Social networking sites such as MySpace, Facebook, LinkedIn, Twitter, and similar sites enable individuals to communicate and interact easily. In a recent survey of U.S. adults who use social networking accounts, 28% use social networking site to promote themselves or their work, 28% use social networking site to make new business or professional contacts, and 89% use social networking site to stay in touch with friends (link). For family members and fiduciaries, a person’s social networking account can be a powerful tool for communicating about the individual’s illness, incapacity, or death.

According to recent surveys in the United States by the Pew Internet & American Life Project, since 2005, individuals age seventy and older have increased their Internet use more than any other age group in these surveys (link). Ivy Bean, a 104-year-old woman in England, passed away on July 28, 2010. News services reported that she was the “world’s oldest Twitter user” (CNN article; Guardian article). She had over 56,000 Twitter followers. She also was a Facebook user, starting when she was 102. She had 25,000 Facebook friend requests. Her family used Twitter to inform others of her passing (link), and her Facebook page has been left up as a memorial page (link).

If an incapacitated or deceased person has not left the social networking account password but you have access to the person’s primary e mail account, the appropriate family member or fiduciary may be able to recover the account’s password by using that social networking site’s system for recovering a lost password. If that does not work, MySpace and Facebook, the two most popular social networking sites, will not provide the password of a deceased user to anyone under their current policies.

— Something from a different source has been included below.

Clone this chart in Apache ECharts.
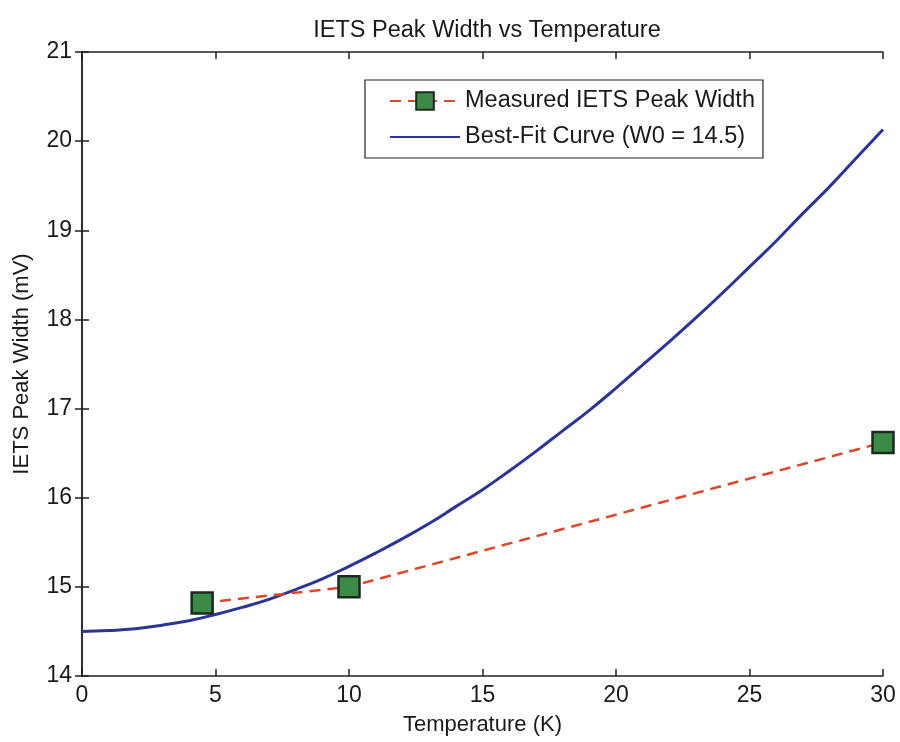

Both MySpace and Facebook allow family members to close a decedent’s account or to leave it open as a memorial where friends and family can leave messages (Facebook link; MySpace link). Twitter is also popular for leaving memorials and thoughts about a person’s passing. When actress Brittany Murphy died on December 20, 2009, at age 32, celebrities and friends expressed their condolences and shared their thoughts on Twitter (link). Other Web sites have been created for the primary purpose of posting online obituaries and memorials, such as Legacy.com and Gates of Remembrance. Some of these Web sites even have online obituaries and memorials for pets.